BEGIN DATASET RECORDS

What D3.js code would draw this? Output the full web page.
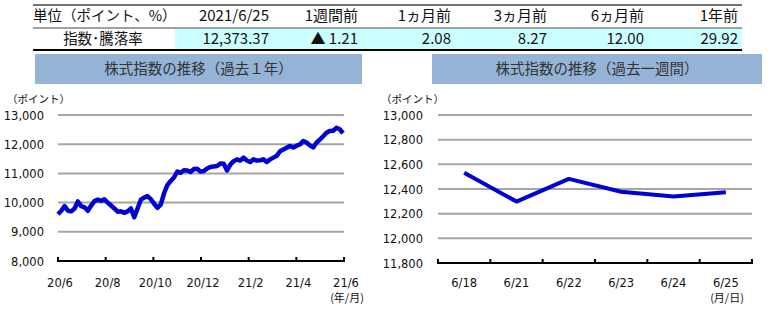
<!DOCTYPE html>
<html><head><meta charset="utf-8">
<script src="https://cdn.jsdelivr.net/npm/d3@7"></script>
<style>
body{margin:0;background:#fff;}
svg{display:block;}
</style></head><body>
<svg id="c" width="771" height="333"></svg>
<script>
// ---- data ----
const tableHeaders = ["2021/6/25", "1週間前", "1ヵ月前", "3ヵ月前", "6ヵ月前", "1年前"];
const tableValues = ["12,373.37", "▲ 1.21", "2.08", "8.27", "12.00", "29.92"];
const tableUnitLabel = "単位（ポイント、%）";
const tableRowLabel = "指数･騰落率";

const yearTitle = "株式指数の推移（過去１年）";
const weekTitle = "株式指数の推移（過去一週間）";
const yearTickLabels = ["20/6", "20/8", "20/10", "20/12", "21/2", "21/4", "21/6"];
const yearYTicks = [8000, 9000, 10000, 11000, 12000, 13000];
const yearValues = [9600, 9720, 9880, 9720, 9700, 9800, 10040, 9880, 9840, 9720,
  9900, 10050, 10100, 10060, 10110, 10000, 9900, 9800, 9690, 9700,
  9650, 9700, 9800, 9500, 9800, 10100, 10170, 10220, 10120, 9960,
  9820, 9930, 10320, 10600, 10740, 10860, 11060, 11020, 11110, 11100,
  11050, 11150, 11160, 11060, 11080, 11170, 11220, 11240, 11250, 11340,
  11330, 11100, 11300, 11420, 11480, 11440, 11540, 11440, 11390, 11480,
  11440, 11450, 11480, 11390, 11480, 11540, 11600, 11760, 11820, 11880,
  11940, 11890, 11950, 11990, 12110, 12060, 11960, 11890, 12050, 12160,
  12270, 12390, 12450, 12460, 12560, 12510, 12373];

const weekDates = ["6/18", "6/21", "6/22", "6/23", "6/24", "6/25"];
const weekValues = [12532, 12298, 12482, 12378, 12340, 12373];
const weekYTicks = [11800, 12000, 12200, 12400, 12600, 12800, 13000];

// ---- drawing ----
const svg = d3.select("#c");
const JP = "'Noto Sans CJK JP', sans-serif";
const NUM = "'DejaVu Sans', sans-serif";
const LINE = "#0000d2";
const GRID = "#a6a6a6";

// table
const colRight = [269, 358, 451, 547, 644, 738];
svg.append("rect").attr("x", 175).attr("y", 28.5).attr("width", 567).attr("height", 21).attr("fill", "#ccffff");
svg.append("line").attr("x1", 33).attr("x2", 742).attr("y1", 5).attr("y2", 5).attr("stroke", "#444").attr("stroke-width", 1.5);
svg.append("line").attr("x1", 33).attr("x2", 742).attr("y1", 28).attr("y2", 28).attr("stroke", "#444").attr("stroke-width", 1);
svg.append("line").attr("x1", 33).attr("x2", 742).attr("y1", 50).attr("y2", 50).attr("stroke", "#000").attr("stroke-width", 2);
svg.append("text").attr("x", 33).attr("y", 21).attr("font-family", JP).attr("font-size", 14.5).attr("fill", "#111").text(tableUnitLabel);
svg.append("text").attr("x", 103).attr("y", 44).attr("text-anchor", "middle").attr("font-family", JP).attr("font-size", 14.5).attr("fill", "#111").text(tableRowLabel);
svg.selectAll("text.th").data(tableHeaders).join("text").attr("class", "th")
  .attr("x", (d, i) => colRight[i]).attr("y", 21).attr("text-anchor", "end")
  .attr("font-family", JP).attr("font-size", 15).attr("fill", "#111").text(d => d);
svg.selectAll("text.tv").data(tableValues).join("text").attr("class", "tv")
  .attr("x", (d, i) => colRight[i]).attr("y", 44).attr("text-anchor", "end")
  .attr("font-family", JP).attr("font-size", 15).attr("fill", "#111").text(d => d);

// title bars
function titleBar(x, w, t) {
  svg.append("rect").attr("x", x).attr("y", 54).attr("width", w).attr("height", 30).attr("fill", "#95b3d7");
  svg.append("text").attr("x", x + w / 2).attr("y", 74).attr("text-anchor", "middle")
    .attr("font-family", JP).attr("font-size", 14.5).attr("fill", "#333").text(t);
}
titleBar(35, 327, yearTitle);
titleBar(432, 330, weekTitle);

// ---------- left chart ----------
const L = { x0: 58, x1: 344, yTop: 115, yBot: 261 };
const yL = d3.scaleLinear().domain([8000, 13000]).range([L.yBot, L.yTop]);
const xL = d3.scaleLinear().domain([0, yearValues.length - 1]).range([L.x0, L.x1 - 1]);
const xLt = d3.scalePoint().domain(yearTickLabels).range([L.x0, L.x1]);

const gL = svg.append("g");
gL.selectAll("line.g").data(yearYTicks.slice(1)).join("line")
  .attr("x1", L.x0).attr("x2", L.x1).attr("y1", d => yL(d)).attr("y2", d => yL(d))
  .attr("stroke", GRID).attr("stroke-width", 2);
gL.selectAll("text.yt").data(yearYTicks).join("text")
  .attr("x", 44).attr("y", d => yL(d) + 4.5).attr("text-anchor", "end")
  .attr("font-family", NUM).attr("font-size", 11.5).attr("fill", "#111")
  .text(d => d3.format(",")(d));
gL.append("text").attr("x", 7).attr("y", 103).attr("font-family", JP).attr("font-size", 10.5).attr("fill", "#111").text("（ポイント）");
gL.append("path").datum(yearValues)
  .attr("d", d3.line().x((d, i) => xL(i)).y(d => yL(d)))
  .attr("fill", "none").attr("stroke", LINE).attr("stroke-width", 4.5).attr("stroke-linejoin", "round");
gL.append("line").attr("x1", L.x0).attr("x2", L.x1).attr("y1", L.yBot).attr("y2", L.yBot).attr("stroke", "#000").attr("stroke-width", 2);
gL.selectAll("line.tk").data(yearTickLabels).join("line")
  .attr("x1", d => xLt(d)).attr("x2", d => xLt(d)).attr("y1", L.yBot - 4).attr("y2", L.yBot + 1)
  .attr("stroke", "#000").attr("stroke-width", 2);
gL.selectAll("text.xt").data(yearTickLabels).join("text")
  .attr("x", d => xLt(d) + 2).attr("y", 287).attr("text-anchor", "middle")
  .attr("font-family", NUM).attr("font-size", 11.5).attr("fill", "#111").text(d => d);
gL.append("text").attr("x", 347).attr("y", 302).attr("text-anchor", "middle").attr("font-family", JP).attr("font-size", 11).attr("fill", "#111").text("(年/月)");

// ---------- right chart ----------
const R = { x0: 438, x1: 752, yTop: 115, yBot: 263 };
const yR = d3.scaleLinear().domain([11800, 13000]).range([R.yBot, R.yTop]);
const xR = d3.scaleBand().domain(weekDates).range([R.x0, R.x1]);
const gR = svg.append("g");
gR.selectAll("line.g").data(weekYTicks.slice(1)).join("line")
  .attr("x1", R.x0).attr("x2", R.x1).attr("y1", d => yR(d)).attr("y2", d => yR(d))
  .attr("stroke", GRID).attr("stroke-width", 2);
gR.selectAll("text.yt").data(weekYTicks).join("text")
  .attr("x", 423).attr("y", d => yR(d) + 4.5).attr("text-anchor", "end")
  .attr("font-family", NUM).attr("font-size", 11.5).attr("fill", "#111")
  .text(d => d3.format(",")(d));
gR.append("text").attr("x", 381).attr("y", 103).attr("font-family", JP).attr("font-size", 10.5).attr("fill", "#111").text("（ポイント）");
gR.append("path").datum(weekValues)
  .attr("d", d3.line().x((d, i) => xR(weekDates[i]) + xR.bandwidth() / 2).y(d => yR(d)))
  .attr("fill", "none").attr("stroke", LINE).attr("stroke-width", 4).attr("stroke-linejoin", "round");
gR.append("line").attr("x1", R.x0).attr("x2", R.x1).attr("y1", R.yBot).attr("y2", R.yBot).attr("stroke", "#000").attr("stroke-width", 2);
const edges = weekDates.map(d => xR(d)).concat([R.x1]);
gR.selectAll("line.tk").data(edges).join("line")
  .attr("x1", d => d).attr("x2", d => d).attr("y1", R.yBot - 4).attr("y2", R.yBot + 1)
  .attr("stroke", "#000").attr("stroke-width", 2);
gR.selectAll("text.xt").data(weekDates).join("text")
  .attr("x", d => xR(d) + xR.bandwidth() / 2).attr("y", 287).attr("text-anchor", "middle")
  .attr("font-family", NUM).attr("font-size", 11.5).attr("fill", "#111").text(d => d);
gR.append("text").attr("x", 727).attr("y", 302).attr("text-anchor", "middle").attr("font-family", JP).attr("font-size", 11).attr("fill", "#111").text("(月/日)");
</script>
</body></html>
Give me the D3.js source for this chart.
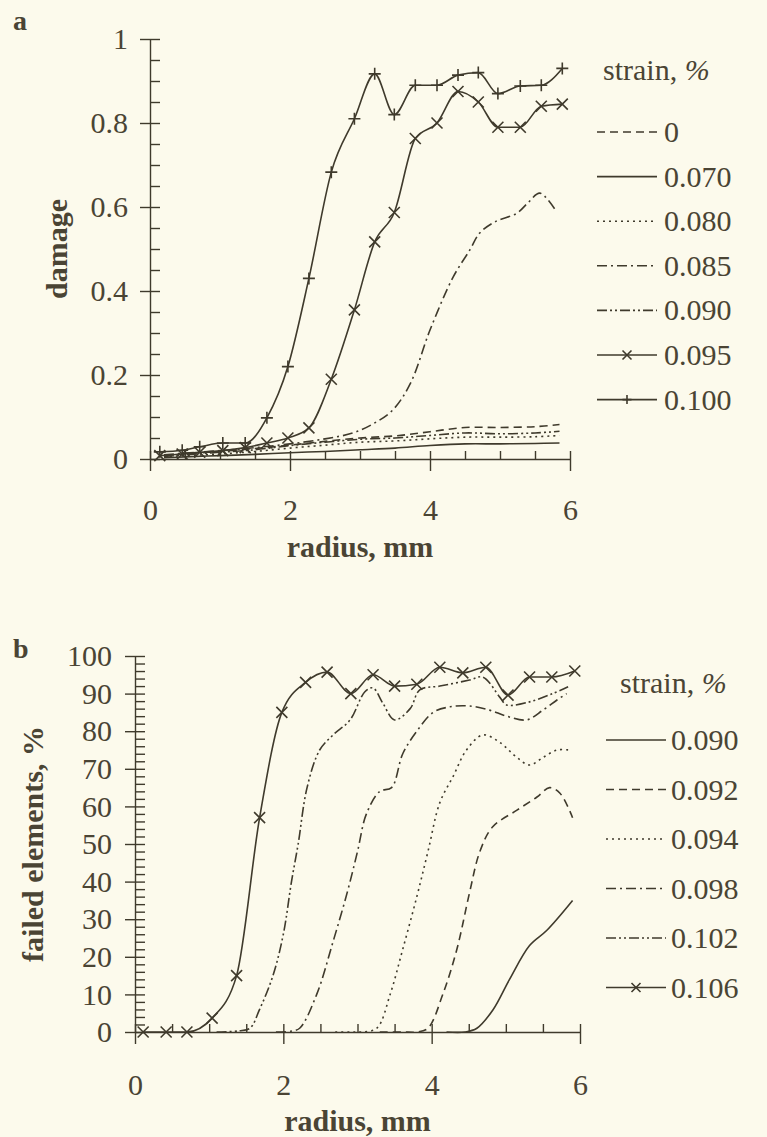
<!DOCTYPE html>
<html>
<head>
<meta charset="utf-8">
<script src="https://cdn.jsdelivr.net/npm/d3@7"></script>
<style>
  html, body { margin: 0; padding: 0; background: #fcfaec; }
  svg { display: block; }
</style>
</head>
<body>
<div id="chart"></div>
<script>
// ── Panel a: damage vs radius ────────────────────────────────────────────────
const aRadiusMarked = [0.14, 0.46, 0.71, 1.04, 1.36, 1.67, 1.97, 2.27, 2.59, 2.92,
                       3.21, 3.49, 3.79, 4.10, 4.40, 4.69, 4.97, 5.29, 5.59, 5.89];
const aDamage100 = [0.017, 0.021, 0.029, 0.038, 0.038, 0.098, 0.22, 0.43, 0.683, 0.81,
                    0.917, 0.82, 0.89, 0.89, 0.914, 0.92, 0.87, 0.888, 0.89, 0.93];
const aDamage095 = [0.008, 0.012, 0.016, 0.02, 0.027, 0.038, 0.05, 0.074, 0.19, 0.355,
                    0.517, 0.587, 0.763, 0.80, 0.875, 0.85, 0.79, 0.79, 0.84, 0.845];

const aRadiusLow = [0.2, 0.5, 1.0, 1.5, 2.0, 2.5, 3.0, 3.5, 4.0, 4.5, 5.0, 5.5, 5.85];
const aDamage0   = [0.008, 0.012, 0.018, 0.025, 0.033, 0.042, 0.05, 0.055, 0.065, 0.075, 0.075, 0.077, 0.082];
const aDamage090 = [0.006, 0.010, 0.016, 0.022, 0.032, 0.040, 0.047, 0.050, 0.056, 0.062, 0.060, 0.062, 0.066];
const aDamage080 = [0.005, 0.008, 0.012, 0.018, 0.026, 0.033, 0.040, 0.043, 0.048, 0.052, 0.052, 0.053, 0.056];
const aDamage070 = [0.003, 0.005, 0.008, 0.011, 0.015, 0.018, 0.022, 0.026, 0.032, 0.036, 0.036, 0.037, 0.038];

const aRadius085 = [0.2, 0.5, 1.0, 1.5, 2.0, 2.5, 2.9, 3.2, 3.47, 3.72, 4.0, 4.33, 4.57,
                    4.71, 4.93, 5.24, 5.4, 5.57, 5.81];
const aDamage085 = [0.01, 0.014, 0.02, 0.027, 0.036, 0.048, 0.062, 0.085, 0.117, 0.18, 0.307, 0.433, 0.498,
                    0.538, 0.565, 0.585, 0.61, 0.633, 0.588];

const aXTicks = [0, 2, 4, 6];
const aYTicks = [0, 0.2, 0.4, 0.6, 0.8, 1];

// ── Panel b: failed elements vs radius ──────────────────────────────────────
const bRadius106 = [0.11, 0.42, 0.70, 1.04, 1.37, 1.68, 1.98, 2.30, 2.59, 2.91,
                    3.21, 3.50, 3.80, 4.11, 4.42, 4.73, 5.03, 5.32, 5.62, 5.93];
const bFailed106 = [0, 0, 0, 3.7, 15, 57, 85, 93, 95.7, 90,
                    95, 92, 92.5, 97, 95.5, 97, 89.6, 94.4, 94.4, 96];

const bRadius102 = [1.1, 1.4, 1.55, 1.68, 1.86, 2.0, 2.11, 2.2, 2.32, 2.49, 2.67, 2.9, 3.1,
                    3.21, 3.34, 3.5, 3.71, 3.84, 4.11, 4.51, 4.69, 4.92, 5.01, 5.32, 5.63, 5.84];
const bFailed102 = [0, 0.3, 1, 6, 15, 26, 40, 50, 65, 75, 79, 83, 90.5,
                    91.5, 87.5, 83, 86, 91, 92, 93.6, 94.4, 89, 87, 87.8, 90, 91.8];

const bRadius098 = [1.9, 2.1, 2.22, 2.45, 2.67, 2.86, 3.0, 3.12, 3.3, 3.46, 3.61, 3.8, 4.02,
                    4.25, 4.51, 4.78, 5.01, 5.28, 5.5, 5.69, 5.82];
const bFailed098 = [0, 0.2, 1, 10, 24, 37, 48, 58, 64, 65, 74, 80, 85,
                    86.5, 86.7, 85.6, 84, 83, 85.6, 88.3, 90];

const bRadius094 = [2.7, 2.9, 3.05, 3.26, 3.44, 3.61, 3.8, 3.95, 4.11, 4.29, 4.47, 4.69,
                    4.92, 5.15, 5.32, 5.5, 5.69, 5.86];
const bFailed094 = [0, 0, 0, 1, 10, 22, 36, 48, 61, 68, 75, 79,
                    77, 73, 71, 73, 75, 75];

const bRadius092 = [3.3, 3.6, 3.8, 3.95, 4.15, 4.34, 4.51, 4.65, 4.82, 5.15, 5.42, 5.59, 5.73, 5.9];
const bFailed092 = [0, 0, 0, 1, 10, 22, 37, 48, 54.5, 59, 62.5, 65, 63.5, 57];

const bRadius090 = [4.2, 4.45, 4.61, 4.83, 5.05, 5.32, 5.55, 5.9];
const bFailed090 = [0, 0, 1, 6, 14, 23, 27, 35];

const bXTicks = [0, 2, 4, 6];
const bYTicks = [0, 10, 20, 30, 40, 50, 60, 70, 80, 90, 100];

// ── Line styles ─────────────────────────────────────────────────────────────
const INK = '#3f3a2c';
const TEXT = '#4a4434';
const FONT = '"Liberation Serif", "DejaVu Serif", serif';
const DASH = {
  solid: null,
  dashed: '8,5',
  dotted: '2,4',
  dashDot: '10,4,2,4',
  dashDotDot: '10,3,2,3,2,3'
};

const W = 767, H = 1137;

const svg = d3.select('#chart').append('svg')
  .attr('width', W)
  .attr('height', H)
  .attr('font-family', FONT);

svg.append('rect').attr('width', W).attr('height', H).attr('fill', '#fcfaec');

function zip(xs, ys) { return xs.map((x, i) => ({ x, y: ys[i] })); }

function marker(g, type, size) {
  const s = size;
  const d = type === 'plus'
    ? `M${-s},0H${s}M0,${-s}V${s}`
    : `M${-s},${-s}L${s},${s}M${-s},${s}L${s},${-s}`;
  g.append('path').attr('d', d).attr('stroke', INK).attr('stroke-width', 1.6).attr('fill', 'none');
}

function drawPanel(opt) {
  const { x, y, series, xTicks, yTicks, yMinor, xMinor, yFormat, yLabelPad } = opt;
  const g = svg.append('g');

  // axes
  const x0 = x.range()[0], y0 = y.range()[0];

  g.append('g')
    .attr('transform', `translate(${x0},0)`)
    .call(d3.axisLeft(y).tickValues(yTicks).tickFormat(yFormat).tickSize(10).tickSizeOuter(0).tickPadding(yLabelPad));
  g.append('g')
    .attr('transform', `translate(${x0},0)`)
    .call(d3.axisRight(y).tickValues(yMinor).tickFormat('').tickSize(10).tickSizeOuter(0))
    .select('.domain').remove();

  g.append('g')
    .attr('transform', `translate(0,${y0})`)
    .call(d3.axisBottom(x).tickValues(xTicks).tickFormat(d3.format('d')).tickSize(12).tickSizeOuter(0).tickPadding(opt.xLabelPad));
  g.append('g')
    .attr('transform', `translate(0,${y0})`)
    .call(d3.axisTop(x).tickValues(xMinor).tickFormat('').tickSize(8).tickSizeOuter(0))
    .select('.domain').remove();

  g.selectAll('.domain, .tick line').attr('stroke', INK).attr('stroke-width', 1.4);
  g.selectAll('g').attr('font-family', FONT).attr('font-size', 30);
  g.selectAll('.tick text').attr('fill', TEXT);

  // lines
  const smooth = d3.line()
    .x(d => x(d.x))
    .y(d => y(d.y))
    .curve(d3.curveCatmullRom.alpha(0.5));
  const marked = d3.line()
    .x(d => x(d.x))
    .y(d => y(d.y))
    .curve(d3.curveMonotoneX);

  series.forEach(s => {
    const pts = zip(s.r, s.v);
    g.append('path')
      .attr('d', (s.marker ? marked : smooth)(pts))
      .attr('fill', 'none')
      .attr('stroke', INK)
      .attr('stroke-width', 1.6)
      .attr('stroke-dasharray', DASH[s.style]);
    if (s.marker) {
      pts.forEach(p => {
        const m = g.append('g').attr('transform', `translate(${x(p.x)},${y(p.y)})`);
        marker(m, s.marker, s.marker === 'plus' ? 6 : 5.5);
      });
    }
  });

  // legend
  const lg = opt.legend;
  g.append('text')
    .attr('x', lg.titleX).attr('y', lg.titleY)
    .attr('font-size', 30).attr('fill', TEXT)
    .html('strain, <tspan font-style="italic">%</tspan>');

  lg.order.forEach((s, i) => {
    const cy = lg.firstY + i * lg.step;
    g.append('line')
      .attr('x1', lg.lineX1).attr('x2', lg.lineX2)
      .attr('y1', cy).attr('y2', cy)
      .attr('stroke', INK).attr('stroke-width', 1.6)
      .attr('stroke-dasharray', DASH[s.style]);
    if (s.marker) {
      const m = g.append('g').attr('transform', `translate(${(lg.lineX1 + lg.lineX2) / 2},${cy})`);
      marker(m, s.marker, 4.5);
    }
    g.append('text')
      .attr('x', lg.textX).attr('y', cy + 10)
      .attr('font-size', 30).attr('fill', TEXT)
      .text(s.name);
  });

  // titles
  g.append('text')
    .attr('x', (x.range()[0] + x.range()[1]) / 2)
    .attr('y', opt.xTitleY)
    .attr('text-anchor', 'middle')
    .attr('font-size', 30).attr('fill', TEXT)
    .attr('font-weight', 'bold')
    .text('radius, mm');

  g.append('text')
    .attr('transform', `translate(${opt.yTitleX},${(y.range()[0] + y.range()[1]) / 2}) rotate(-90)`)
    .attr('text-anchor', 'middle')
    .attr('font-size', 30).attr('fill', TEXT)
    .attr('font-weight', 'bold')
    .text(opt.yTitle);

  g.append('text')
    .attr('x', 13).attr('y', opt.tagY)
    .attr('font-size', 28).attr('fill', TEXT)
    .attr('font-weight', 'bold')
    .text(opt.tag);
}

// ── Panel a ─────────────────────────────────────────────────────────────────
const aSeries = {
  s0:   { name: '0',     r: aRadiusLow,    v: aDamage0,   style: 'dashed' },
  s070: { name: '0.070', r: aRadiusLow,    v: aDamage070, style: 'solid' },
  s080: { name: '0.080', r: aRadiusLow,    v: aDamage080, style: 'dotted' },
  s085: { name: '0.085', r: aRadius085,    v: aDamage085, style: 'dashDot' },
  s090: { name: '0.090', r: aRadiusLow,    v: aDamage090, style: 'dashDotDot' },
  s095: { name: '0.095', r: aRadiusMarked, v: aDamage095, style: 'solid', marker: 'cross' },
  s100: { name: '0.100', r: aRadiusMarked, v: aDamage100, style: 'solid', marker: 'plus' }
};
const aOrder = [aSeries.s0, aSeries.s070, aSeries.s080, aSeries.s085, aSeries.s090, aSeries.s095, aSeries.s100];

drawPanel({
  x: d3.scaleLinear().domain([0, 6]).range([150, 570]),
  y: d3.scaleLinear().domain([0, 1]).range([459, 39]),
  series: aOrder,
  xTicks: aXTicks,
  yTicks: aYTicks,
  yMinor: d3.range(0, 1.0001, 0.05),
  xMinor: d3.range(0, 6.0001, 0.5),
  yFormat: d => d === 0 || d === 1 ? String(d) : d3.format('.1f')(d),
  yLabelPad: 12,
  xLabelPad: 28,
  xTitleY: 557,
  yTitle: 'damage',
  yTitleX: 67,
  tag: 'a',
  tagY: 30,
  legend: { titleX: 603, titleY: 80, order: aOrder, firstY: 132, step: 44.6,
            lineX1: 597, lineX2: 657, textX: 664 }
});

// ── Panel b ─────────────────────────────────────────────────────────────────
const bSeries = {
  s090: { name: '0.090', r: bRadius090, v: bFailed090, style: 'solid' },
  s092: { name: '0.092', r: bRadius092, v: bFailed092, style: 'dashed' },
  s094: { name: '0.094', r: bRadius094, v: bFailed094, style: 'dotted' },
  s098: { name: '0.098', r: bRadius098, v: bFailed098, style: 'dashDot' },
  s102: { name: '0.102', r: bRadius102, v: bFailed102, style: 'dashDotDot' },
  s106: { name: '0.106', r: bRadius106, v: bFailed106, style: 'solid', marker: 'cross' }
};
const bOrder = [bSeries.s090, bSeries.s092, bSeries.s094, bSeries.s098, bSeries.s102, bSeries.s106];

drawPanel({
  x: d3.scaleLinear().domain([0, 6]).range([135, 580]),
  y: d3.scaleLinear().domain([0, 100]).range([1032, 656]),
  series: bOrder,
  xTicks: bXTicks,
  yTicks: bYTicks,
  yMinor: d3.range(0, 100.001, 2),
  xMinor: d3.range(0, 6.0001, 0.5),
  yFormat: d3.format('d'),
  yLabelPad: 13,
  xLabelPad: 30,
  xTitleY: 1131,
  yTitle: 'failed elements, %',
  yTitleX: 43,
  tag: 'b',
  tagY: 658,
  legend: { titleX: 620, titleY: 693, order: bOrder, firstY: 740, step: 49.5,
            lineX1: 606, lineX2: 666, textX: 671 }
});
</script>
</body>
</html>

END DATASET RECORDS

▸ **AIM OF THE TASK**: In the entries above, identify every line with the string "this".

▸ **EXERCISE OUTPUT**:
What D3.js code would draw this? Output the full web page.
Give me the D3.js source for this chart.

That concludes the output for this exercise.